Two Protons are moving directly toward one another. When they are very far apart, their initial speeds are 2.1 x 10^6 m/s. What is the distance of closest approach?

## The Attempt at a Solution

Doc Al
Mentor
Show what you've done so far.

Hint: What's conserved?

nicksauce
Homework Helper
Your are expected to show an attempt at the problem. What are your thoughts on the problem?

ok, will do

Okay I have the same problem except my initial speed is 1.2*10^6

So, I used the equation 1/2mVo^2 = Kq^2/r

I am solving for r and I keep getting 1.92 * 10^-13, but it is wrong. What am I doing wrong?

Doc Al
Mentor
Realize that both protons are moving and thus have kinetic energy.

So, I am using the wrong formula? Not getting it...

Doc Al
Mentor
You need to set total KE equal to PE.

I thought that is what I did

Doc Al
Mentor
What's the KE of each proton? (Symbolically--no need for numbers yet.)

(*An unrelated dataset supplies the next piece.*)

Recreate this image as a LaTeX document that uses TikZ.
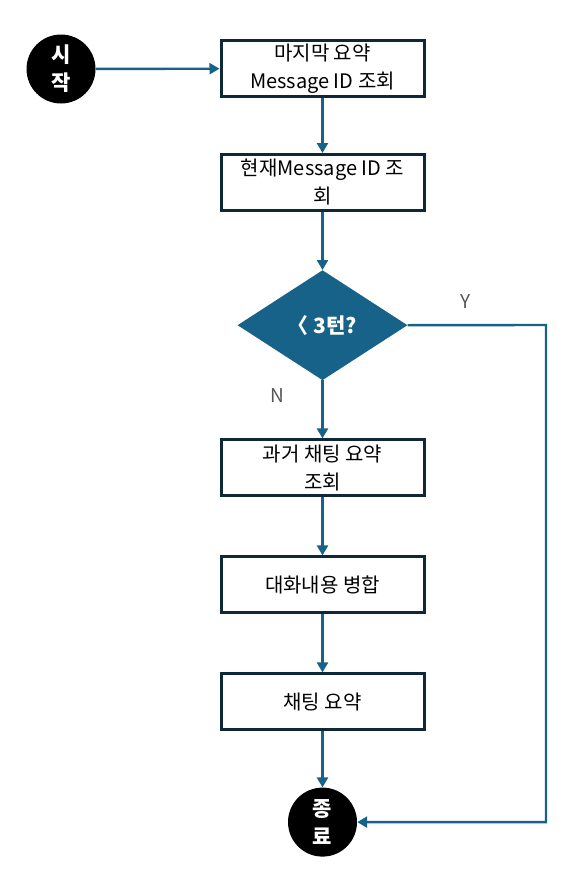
\documentclass[tikz,border=0pt]{standalone}
\usepackage{fontspec}
\setmainfont{Noto Sans CJK KR}
\usetikzlibrary{positioning,shapes.geometric,arrows.meta}

\definecolor{flowblue}{HTML}{176288}
\definecolor{boxline}{HTML}{0E2837}
\definecolor{labelgray}{HTML}{555555}

\tikzset{
    procbox/.style={draw=boxline, line width=3pt, fill=white, minimum width=203pt,
        minimum height=56pt, align=center, font=\fontsize{20}{28}\selectfont, inner sep=2pt},
    terminal/.style={circle, fill=black, minimum size=69pt, inner sep=0pt, text=white,
        align=center, font=\bfseries\fontsize{21}{28}\selectfont},
    decision/.style={diamond, fill=flowblue, minimum width=170pt, minimum height=110pt,
        inner sep=0pt, text=white, font=\bfseries\fontsize{21}{24}\selectfont},
    flow/.style={draw=flowblue, line width=2.4pt, -{Triangle[length=10pt,width=11pt]}},
    yn/.style={text=labelgray, font=\fontsize{19}{20}\selectfont}
}

\begin{document}
\begin{tikzpicture}[x=1pt, y=-1pt, node distance=58pt]
    \useasboundingbox (0,0) rectangle (587,870);
    % Define nodes
    \node (last) [procbox] at (322.5,68.5) {마지막 요약\\Message ID 조회};
    \node (start) [terminal] at (61,69) {시\\작};
    \node (curr) [procbox, below=55pt of last] {현재Message ID 조\\회};
    \node (turn) [decision, below=of curr] {〈 3턴?};
    \node (past) [procbox, below=of turn] {과거 채팅 요약\\조회};
    \node (merge) [procbox, below=of past] {대화내용 병합};
    \node (summ) [procbox, below=of merge] {채팅 요약};
    \node (stop) [terminal, below=56pt of summ] {종\\료};
    \coordinate (corner) at (546,325);

    \node (yes) [yn] at (466,302) {Y};
    \node (no) [yn] at (277,396) {N};

    % Draw arrows
    \draw[flow] (start) -- (last);
    \draw[flow] (last) -- (curr);
    \draw[flow] (curr) -- (turn);
    \draw[flow] (turn) -- (past);
    \draw[flow] (past) -- (merge);
    \draw[flow] (merge) -- (summ);
    \draw[flow] (summ) -- (stop);
    \draw[flow] (turn.east) -- (corner) |- (stop.east);
\end{tikzpicture}
\end{document}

I am not sure what you are looking for

Doc Al
Mentor
I am not sure what you are looking for
The basic expression for the KE of each proton, like you used in post #5.

1/2mVo^2

Doc Al
Mentor
1/2mVo^2
Good. That's the KE of one proton. So what's the total KE of both protons?

so,

1/2mVo^2 + 1/2mVo^2= Kq^2/r

?

Doc Al
Mentor
Good.

Okay I got the correct answer 9.6e-14 .... finally :-)